Improv is an act of rapid prediction as actors react to a real-time situation to predict what would entertain an audience next. Given our prior description of AI’s as statistical prediction tools, that’s what those systems are doing too. AI is improv’ing to create things it thinks the user will find valuable. Like the improv actor, sometimes the AI gets it right, sometimes it doesn’t. Like the improv actor, the more the AI gets it right, the more the audience comes back.
Search isn’t Dead, but the Shape of it is Changing
Anthropic CEO Dario Amodei
A literal trillion-dollar question in AI is whether it will somehow disrupt search. The shape of search is changing because machines can answer questions in direct ways that traditional search results can’t. In some cases, a direct answer is a better experience for consumers. If some new platform could replace Google in the minds of consumers, it would be a trillion-dollar company.
But therein lies the challenge — replacing Google in the minds of consumers.
Google is so tightly integrated with consumers that we barely recognize it. It’s the default way many of us interface with the internet via search bars in Android and Apple phones, Chrome and Safari browsers, etc. To disrupt Google’s dominance in search requires some company to also disrupt Google’s vast distribution. That might prove harder than developing a better search experience driven by LLMs.
To the point of better product, Dario makes another statement that seems to be another point to Google maintaining its search dominance rather than losing it. The most valuable data for AI has two properties: It’s relevant to the specific situation and it’s not available anywhere else.
Google has collected decades of data on human interaction with search queries. They probably understand human intent better than any other company on the planet. There is a danger that OpenAI or someone else replaces Google, but if Google can turn their data advantage into a better, AI-enhanced search product with superior distribution, they’ll be hard to beat.
Statistical Understanding of the World is Understanding
OpenAI Chief Scientist Ilya Sutskever
A frequent criticism of current AI models is that they don’t understand the world as humans do. Rather, AIs are just statistical prediction tools that can’t compete with humans.
Sutskever argues the distinction between machine and human understanding may be incorrect. Paraphrasing him from a few different interviews, to predict is to “understand.” One cannot make useful predictions without a form of understanding. For an AI model to make a correct prediction, it must understand some underlying reality of what led to the current state. It could be argued that the machine has some level of understanding about how the world created the statistics with which it is dealing. The machine may not be able to express that understanding as a human, but it understands something well enough to predict.

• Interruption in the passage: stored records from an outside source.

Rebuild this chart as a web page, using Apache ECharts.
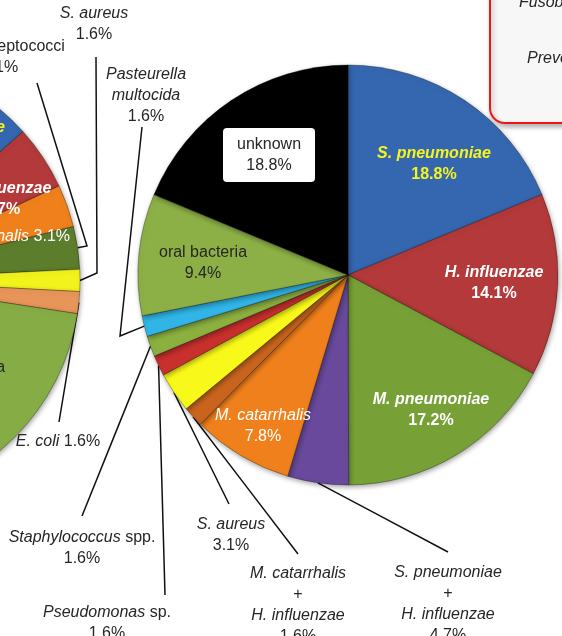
<!DOCTYPE html>
<html>
<head>
<meta charset="utf-8">
<title>pie</title>
<script src="https://cdn.jsdelivr.net/npm/echarts@6/dist/echarts.min.js"></script>
<style>
html, body { margin: 0; padding: 0; background: #fff; }
#main { width: 562px; height: 636px; }
</style>
</head>
<body>
<div id="main"></div>
<script>
// main pie, clockwise from 12 o'clock
var names = ['S. pneumoniae', 'H. influenzae', 'M. pneumoniae', 'S. pneumoniae + H. influenzae',
	'M. catarrhalis', 'M. catarrhalis + H. influenzae', 'S. aureus', 'Pseudomonas sp.',
	'Staphylococcus spp.', 'Pasteurella multocida', 'oral bacteria', 'unknown'];
var pct = [18.8, 14.1, 17.2, 4.7, 7.8, 1.6, 3.1, 1.6, 1.6, 1.6, 9.4, 18.8];

// left pie (only its right edge shows), clockwise
var leftNames = ['S. pneumoniae', 'H. influenzae', 'M. catarrhalis', 'Other streptococci',
	'S. aureus', 'E. coli', 'oral bacteria', 'M. pneumoniae', 'unknown'];
var leftPct = [12.5, 4.7, 3.1, 3.1, 1.6, 1.6, 20.3, 21.9, 31.2];

var colors = ['#3567B0', '#B3393A', '#77A136', '#68499B', '#F0801C', '#C8641E',
	'#F8F81A', '#C8302E', '#8BB040', '#30B5E6', '#8DB046', '#000000'];
var leftColors = ['#3567B0', '#B3393A', '#F0801C', '#5C7D2C', '#F2F21C', '#E8955A',
	'#86AD45', '#77A136', '#000000'];

// label kind: y yellow bold, w white bold, v white, k black, box = black on white box
var mainKind = ['y', 'w', 'w', 'k', 'v', 'k', 'k', 'k', 'k', 'k', 'k', 'box'];
var mainOut = [0, 0, 0, 1, 0, 1, 1, 1, 1, 1, 0, 0];
var leftKind = ['y', 'w', 'v', 'k', 'k', 'k', 'k', null, null];
var leftOut = [0, 0, 0, 1, 1, 1, 0, 0, 0];
var leftInline = [0, 0, 1, 0, 0, 1, 0, 0, 0];
var upright = ['oral bacteria', 'unknown', 'Other streptococci'];
var brokenName = ['Pasteurella multocida'];

// label anchors [x, y, align] and leader line bend/end points
var mainLabelAt = {
	0: [434, 164], 1: [494, 283], 2: [431, 410], 3: [448, 604], 4: [263, 426],
	5: [298, 605], 6: [231, 535], 7: [107, 623], 8: [82, 548], 9: [146, 96],
	10: [203, 263], 11: [269, 155]
};
var mainVia = {
	3: [[448, 552]], 5: [[298, 554]], 6: [[229, 504]], 7: [[165, 595]],
	8: [[82, 516]], 9: [[120, 336], [142, 127]]
};
var leftLabelAt = {
	0: [-52, 138, 'center'], 1: [2, 199, 'center'], 2: [70, 237, 'right'],
	3: [0, 57, 'center'], 4: [94, 24, 'center'], 5: [58, 442, 'center'], 6: [-39, 378, 'center']
};
var leftVia = {
	3: [[87, 246], [37, 83]], 4: [[97, 273], [96, 57]], 5: [[59, 422]]
};

var FONT = '"Liberation Sans", Arial, sans-serif';
function rs(color, bold, italic) {
	return {
		color: color, fontFamily: FONT, fontSize: 16, lineHeight: 21,
		fontWeight: bold ? 'bold' : 'normal', fontStyle: italic ? 'italic' : 'normal'
	};
}
var rich = {
	y: rs('#F5F51E', true, false), yi: rs('#F5F51E', true, true),
	w: rs('#fff', true, false), wi: rs('#fff', true, true),
	v: rs('#fff', false, false), vi: rs('#fff', false, true),
	k: rs('#262626', false, false), ki: rs('#262626', false, true),
	box: rs('#262626', false, false), boxi: rs('#262626', false, true)
};

function nameRich(name, key) {
	if (upright.indexOf(name) >= 0) return '{' + key + '|' + name + '}';
	if (brokenName.indexOf(name) >= 0) {
		return name.split(' ').map(function (w) { return '{' + key + 'i|' + w + '}'; }).join('\n');
	}
	var m = name.match(/^(.*?)( spp?\.)$/);
	if (m) return '{' + key + 'i|' + m[1] + '}{' + key + '|' + m[2] + '}';
	return '{' + key + 'i|' + name + '}';
}
function fmt(name, p, key, inline) {
	var parts = name.split(' + ');
	var lines = [];
	for (var i = 0; i < parts.length; i++) {
		if (i > 0) lines.push('{' + key + '|+}');
		lines.push(nameRich(parts[i], key));
	}
	var pctTxt = '{' + key + '|' + p.toFixed(1) + '%}';
	if (inline) return lines.join('\n') + '{' + key + '| }' + pctTxt;
	return lines.join('\n') + '\n' + pctTxt;
}

function buildData(nm, vals, cols, kinds, outs, inl) {
	return nm.map(function (n, i) {
		var k = kinds[i];
		var lab = { show: false };
		if (k) {
			lab = {
				show: true,
				position: outs[i] ? 'outside' : 'inside',
				formatter: fmt(n, vals[i], k, inl && inl[i]),
				rich: rich,
				width: k === 'box' ? 70 : 220,
				overflow: 'none'
			};
			if (k === 'box') {
				lab.backgroundColor = '#fff';
				lab.borderRadius = 4;
				lab.padding = [6, 11];
			}
		}
		return {
			name: n, value: vals[i],
			itemStyle: { color: cols[i] },
			label: lab,
			labelLine: { show: !!outs[i] }
		};
	});
}

function makeLayout(at, via) {
	return function (p) {
		var a = at[p.dataIndex];
		if (!a) return {};
		var out = { x: a[0], y: a[1], align: a[2] || 'center', verticalAlign: 'middle' };
		var v = via[p.dataIndex];
		if (v && p.labelLinePoints) {
			var pts = [p.labelLinePoints[0]].concat(v);
			if (pts.length === 2) {
				pts.splice(1, 0, [(pts[0][0] + pts[1][0]) / 2, (pts[0][1] + pts[1][1]) / 2]);
			}
			out.labelLinePoints = pts;
		}
		return out;
	};
}

var pieStyle = {
	borderColor: 'rgba(0,0,0,0.3)', borderWidth: 1,
	shadowBlur: 5, shadowColor: 'rgba(0,0,0,0.35)', shadowOffsetX: 1, shadowOffsetY: 2
};

var chart = echarts.init(document.getElementById('main'), null, { renderer: 'canvas' });

var option = {
	backgroundColor: '#fff',
	animation: false,
	series: [
		{
			name: 'left',
			type: 'pie',
			center: [-142, 280],
			radius: 222,
			startAngle: 87,
			clockwise: true,
			avoidLabelOverlap: false,
			emphasis: { disabled: true },
			itemStyle: pieStyle,
			labelLine: { lineStyle: { color: '#111', width: 1.5 } },
			labelLayout: makeLayout(leftLabelAt, leftVia),
			data: buildData(leftNames, leftPct, leftColors, leftKind, leftOut, leftInline)
		},
		{
			name: 'main',
			type: 'pie',
			center: [348, 275],
			radius: 210,
			startAngle: 90,
			clockwise: true,
			avoidLabelOverlap: false,
			emphasis: { disabled: true },
			itemStyle: pieStyle,
			labelLine: { lineStyle: { color: '#111', width: 1.5 } },
			labelLayout: makeLayout(mainLabelAt, mainVia),
			data: buildData(names, pct, colors, mainKind, mainOut, null)
		}
	],
	graphic: [
		{
			type: 'rect',
			shape: { x: 490, y: -30, width: 120, height: 153, r: 15 },
			style: {
				fill: '#F7F7F7', stroke: '#EE1515', lineWidth: 2,
				shadowBlur: 5, shadowColor: 'rgba(0,0,0,0.3)', shadowOffsetX: 2, shadowOffsetY: 3
			}
		},
		{
			type: 'text', x: 519, y: 3,
			style: { text: 'Fusobacterium', font: 'italic 16px "Liberation Sans"', fill: '#262626', verticalAlign: 'middle' }
		},
		{
			type: 'text', x: 527, y: 59,
			style: { text: 'Prevotella', font: 'italic 16px "Liberation Sans"', fill: '#262626', verticalAlign: 'middle' }
		}
	]
};

chart.setOption(option);
</script>
</body>
</html>
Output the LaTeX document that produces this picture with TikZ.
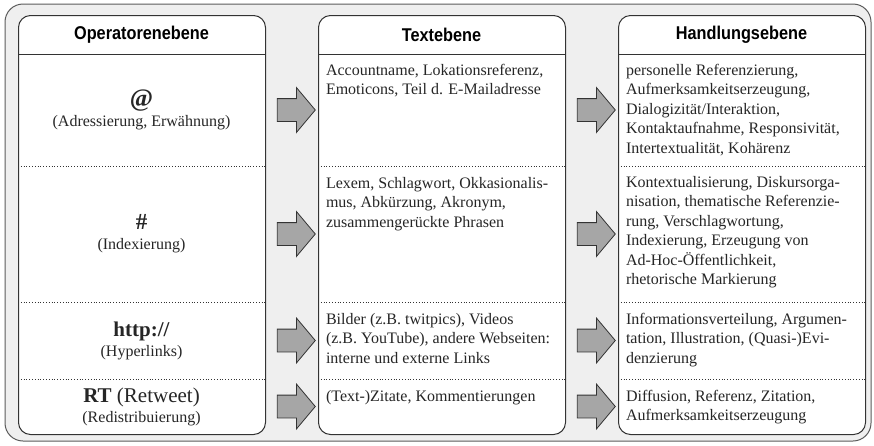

This is an important idea as investors consider the opportunities in AI. To believe we need human equivalent systems for machines to provide massive value through intelligence is misguided. It may be the case that most of the investment returns from AI breakthroughs happen well before we ever get to AGI. Don’t wait for human level understanding to make bets. Statistical understanding is enough.
Bonus idea from Sutskever: Hardware isn’t a current limitation. He said, sure, he wishes that hardware were cheaper or that the memory processor bandwidth was better (see memory-in-compute solutions), but hardware is not creating a limitation for OpenAI’s current approaches.
AI begs so many big questions. Even the experts have differing opinions on many of them from the importance of AI understanding the world to the state of hardware. For all the possibilities of what AI might bring, there’s one thing I’m certain of — AI will create a tremendous collision between the change brought by paradigm shifting technology and the stasis of human nature. When change and stasis collide, it creates persistent growth opportunities that bring extraordinary investment returns.